PALM BEACH COUNTY, Fla. — Local youth advocates and organizations got together on Wednesday to see how to best help 167,560 students attend Palm Beach County district-operated schools and other youth in the area.
"I've actually moved around 3-4 times already in my life, not counting the one where I moved from Cuba. It's a nerve-wracking experience," said 19-year-old Humberto Sigler who started in Palm Beach County as a middle schooler and relied on counselors and school resources to graduate.
Now, Sigler is working to be a first-generation college grad.
"After a while, you got to saddle in and you just got to do what you got to do and hopefully if it comes along the way where you meet great people and you're comfortable in your environment then that's good, that's great," said Sigler.
Sigler is now paying it forward as an intern with Palm Beach County Youth Services Department, which helped host a summit called "Birth to 22."
"It was wonderful, it was great to see the faces of so many people that are committed to the well-being of our youth," said Tammy Fields, director of the department.
The event brought 40 leaders from local organizations to collaborate on the issues youth ages 0 to 22 in Palm Beach County are facing.
Some of the participants are:
- Palm Beach County Youth Services
- Children’s Services Council
- Palm Beach County Community Services
- Juvenile Courts
- United Way
- Early Learning Coalition
- Palm Health
- League of Cities
- BeWell PBC
- Prime Time
- Career Source
- Girls Coordinating Council
- My Brother’s Keeper
- Unicorn Children’s Foundation
- School District of Palm Beach County
One of the biggest concerns was that 16 to 22-year-olds are having a difficult time finding a place to live, forcing some to move out of the area.

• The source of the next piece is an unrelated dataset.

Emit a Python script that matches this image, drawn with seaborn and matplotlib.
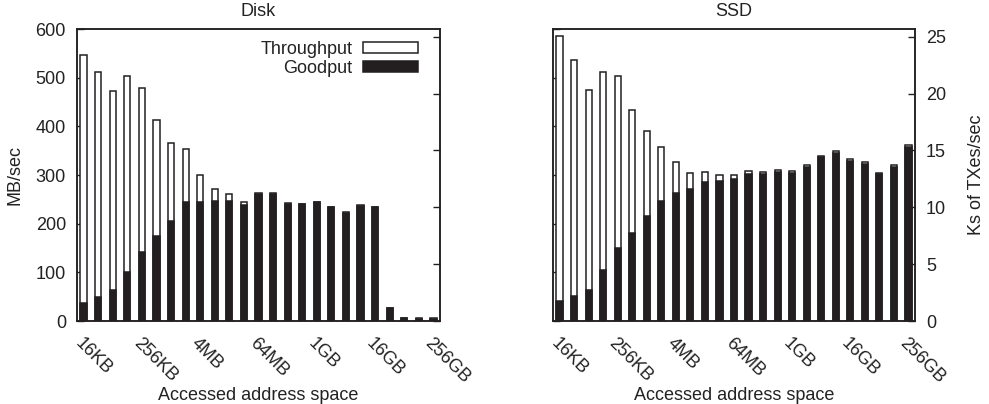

"If we lose all of that talent, we lose the future of Palm Beach County, so we need those inspired ideas and creative thinking that come through with youth," said Fields.
Through the program's 300+ community networks, they're working on a "Youth Master Plan" where they can collaborate to bring resources and funding to the issues.
"We help establish the priorities and then the funders that are part of Birth to 22 allocate the resources according to the priorities," said Fields.
"It's really important to coordinate and make sure that we know where to refer kids when we can't deal with their needs and just know what resources are available and it's important to share those resources with our community."
Fields said the first Youth Master Plan was established in 2016 and hadn't been updated since.
Now, they plan to update it every 3 years.
"Things are changing so rapidly that 3 years is probably a good window to focus on," said Fields.
Birth to 22 also hosts annual conversations with community members on what their needs are.
Among the top 3 resource needs expressed were mental health, the economy/housing, and education, including resources for afterschool programs and post-secondary education.
Birth to 22 hopes to have a defined Youth Master Plan ready by next year.
"Today was step one of updating our plan and there will be future meetings and a new published document that will really focus on what we want to do over the next 3 years to improve outcomes for our youth," said Fields.